* **Short exercise**
Retype exactly what runs from the first line of the data to the line with "(n7) at (42,1029)", keeping both of those lines and skipping pictures.

* **Recorded data**
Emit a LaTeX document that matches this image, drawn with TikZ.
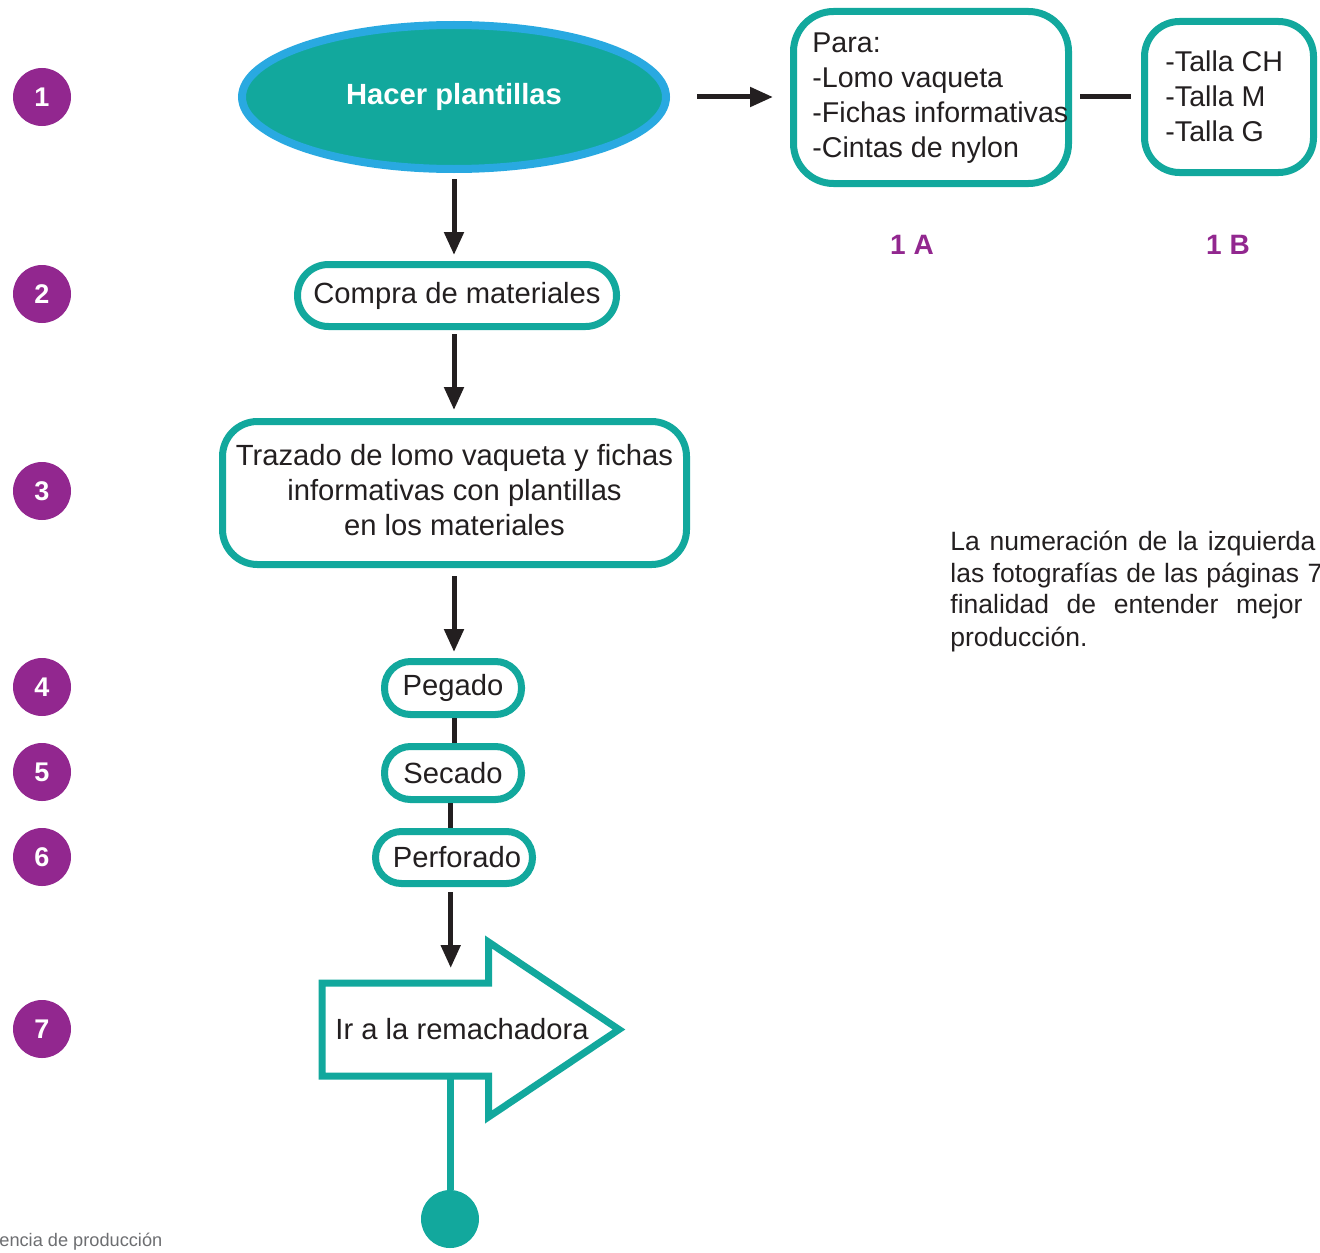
\documentclass[tikz,border=0pt]{standalone}
\usepackage{fontspec}
\setmainfont{Liberation Sans}
\usetikzlibrary{arrows.meta,shapes.geometric}
\definecolor{teal1}{HTML}{12A89D}
\definecolor{purp}{HTML}{92278F}
\definecolor{blu}{HTML}{29A9E1}
\definecolor{ink}{HTML}{231F20}
\definecolor{foot}{HTML}{6D6E71}
\begin{document}
\begin{tikzpicture}[x=0.5pt,y=-0.5pt,
 body/.style={font=\fontsize{14.3pt}{17.5pt}\selectfont, text=ink},
 mainfont/.style={font=\fontsize{14.6pt}{17.5pt}\selectfont, text=ink},
 tbox/.style={draw=teal1, line width=3.5pt, fill=white, inner sep=0pt, mainfont},
 num/.style={circle, fill=purp, minimum size=29pt, inner sep=0pt, text=white, font=\fontsize{13.5pt}{13.5pt}\selectfont\bfseries},
 arr/.style={draw=ink, line width=2.5pt, -{Triangle[length=11.5pt,width=9.5pt]}},
 lnk/.style={draw=ink, line width=2.5pt},
 para/.style={anchor=west, inner sep=0pt, text=ink, font=\fontsize{13.25pt}{16pt}\selectfont},
 lbl/.style={text=purp, font=\fontsize{14pt}{14pt}\selectfont\bfseries},
]
\useasboundingbox (0,0) rectangle (1320,1252);

% step numbers
\node[num] (n1) at (42,97) {1};
\node[num] (n2) at (42,294) {2};
\node[num] (n3) at (42,491) {3};
\node[num] (n4) at (42,687) {4};
\node[num] (n5) at (42,772) {5};
\node[num] (n6) at (42,857) {6};
\node[num] (n7) at (42,1029) {7};

% main flow
\node[ellipse, draw=blu, fill=teal1, line width=4pt, minimum width=212pt, minimum height=72pt, inner sep=0pt, text=white, font=\fontsize{14.6pt}{14.6pt}\selectfont\bfseries] (ell) at (454,97) {\raisebox{-1.5pt}{Hacer plantillas}};
\node[tbox, rounded corners=15.5pt, minimum width=159.5pt, minimum height=31pt] (b2) at (457,295.5) {Compra de materiales};
\node[tbox, rounded corners=17.5pt, minimum width=232pt, minimum height=71.5pt, align=center] (b3) at (454.5,493) {\raisebox{1.5pt}{\begin{tabular}{@{}c@{}}Trazado de lomo vaqueta y fichas\\informativas con plantillas\\en los materiales\end{tabular}}};
\node[tbox, rounded corners=13pt, minimum width=68.5pt, minimum height=26.5pt] (b4) at (453,688) {Pegado};
\node[tbox, rounded corners=13pt, minimum width=68.5pt, minimum height=26.5pt] (b5) at (453,773) {Secado};
\node[tbox, rounded corners=13pt, minimum width=78.5pt, minimum height=26pt] (b6) at (454,857.5) {\hspace{3pt}Perforado};

% arrow shape
\draw[draw=teal1, line width=3.5pt, fill=white] (322,983) -- (488.5,983) -- (488.5,942) -- (619,1029.5) -- (488.5,1117) -- (488.5,1076) -- (322,1076) -- cycle;
\node[mainfont, inner sep=0pt] (ir) at (462,1029) {Ir a la remachadora};
\coordinate (atop) at (450.7,983);
\coordinate (abot) at (450,1076);
\node[circle, fill=teal1, minimum size=29pt, inner sep=0pt] (endc) at (450,1219) {};

% side boxes
\node[tbox, rounded corners=20pt, minimum width=137.5pt, minimum height=86pt] (a1) at (931,97.5) {};
\node[body, anchor=west, align=left, inner sep=0pt] (a1t) at (812,98.5) {Para:\\-Lomo vaqueta\\-Fichas informativas\\-Cintas de nylon};
\node[tbox, rounded corners=17.5pt, minimum width=84.5pt, minimum height=75.5pt] (b1b) at (1229,97) {};
\node[body, anchor=west, align=left, inner sep=0pt] (b1bt) at (1165,96) {-Talla CH\\-Talla M\\-Talla G};
\node[lbl] (l1a) at (912,245) {1 A};
\node[lbl] (l1b) at (1228,245) {1 B};

% connectors
\draw[arr, shorten <=3pt, shorten >=3pt] (ell.south) -- (ell.south |- b2.north);
\draw[arr, shorten <=2pt, shorten >=4pt] (b2.south -| ell.south) -- (b3.north -| ell.south);
\draw[arr, shorten <=4pt, shorten >=3pt] (b3.south -| ell.south) -- (b4.north -| ell.south);
\draw[lnk] (b4.south -| ell.south) -- (b5.north -| ell.south);
\draw[lnk] (b5.south -| atop) -- (b6.north -| atop);
\draw[arr, shorten <=2.5pt, shorten >=7.5pt] (b6.south -| atop) -- (atop);
\draw[draw=teal1, line width=3.5pt] (abot) -- (endc.north);
\draw[arr] ([xshift=13.5pt]ell.east) -- ([xshift=-8.5pt]a1.west |- ell.east);
\draw[lnk] ([xshift=4pt]a1.east |- b1b.west) -- ([xshift=-5pt]b1b.west);

% note paragraph
\node[para] (p1) at (950,543) {\makebox[182.5pt][s]{La numeración de la izquierda}};
\node[para] (p2) at (950,575) {\makebox[186pt][s]{las fotografías de las páginas 7}};
\node[para] (p3) at (950,607) {\makebox[176pt][s]{finalidad de entender mejor}};
\node[para] (p4) at (950,639) {producción.};

% footer
\node[anchor=west, inner sep=0pt, text=foot, font=\fontsize{9.1pt}{10pt}\selectfont] (ft) at (-1,1242) {encia de producción};
\end{tikzpicture}
\end{document}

* **Reply**
Emit a LaTeX document that matches this image, drawn with TikZ.
\documentclass[tikz,border=0pt]{standalone}
\usepackage{fontspec}
\setmainfont{Liberation Sans}
\usetikzlibrary{arrows.meta,shapes.geometric}
\definecolor{teal1}{HTML}{12A89D}
\definecolor{purp}{HTML}{92278F}
\definecolor{blu}{HTML}{29A9E1}
\definecolor{ink}{HTML}{231F20}
\definecolor{foot}{HTML}{6D6E71}
\begin{document}
\begin{tikzpicture}[x=0.5pt,y=-0.5pt,
 body/.style={font=\fontsize{14.3pt}{17.5pt}\selectfont, text=ink},
 mainfont/.style={font=\fontsize{14.6pt}{17.5pt}\selectfont, text=ink},
 tbox/.style={draw=teal1, line width=3.5pt, fill=white, inner sep=0pt, mainfont},
 num/.style={circle, fill=purp, minimum size=29pt, inner sep=0pt, text=white, font=\fontsize{13.5pt}{13.5pt}\selectfont\bfseries},
 arr/.style={draw=ink, line width=2.5pt, -{Triangle[length=11.5pt,width=9.5pt]}},
 lnk/.style={draw=ink, line width=2.5pt},
 para/.style={anchor=west, inner sep=0pt, text=ink, font=\fontsize{13.25pt}{16pt}\selectfont},
 lbl/.style={text=purp, font=\fontsize{14pt}{14pt}\selectfont\bfseries},
]
\useasboundingbox (0,0) rectangle (1320,1252);

% step numbers
\node[num] (n1) at (42,97) {1};
\node[num] (n2) at (42,294) {2};
\node[num] (n3) at (42,491) {3};
\node[num] (n4) at (42,687) {4};
\node[num] (n5) at (42,772) {5};
\node[num] (n6) at (42,857) {6};
\node[num] (n7) at (42,1029) {7};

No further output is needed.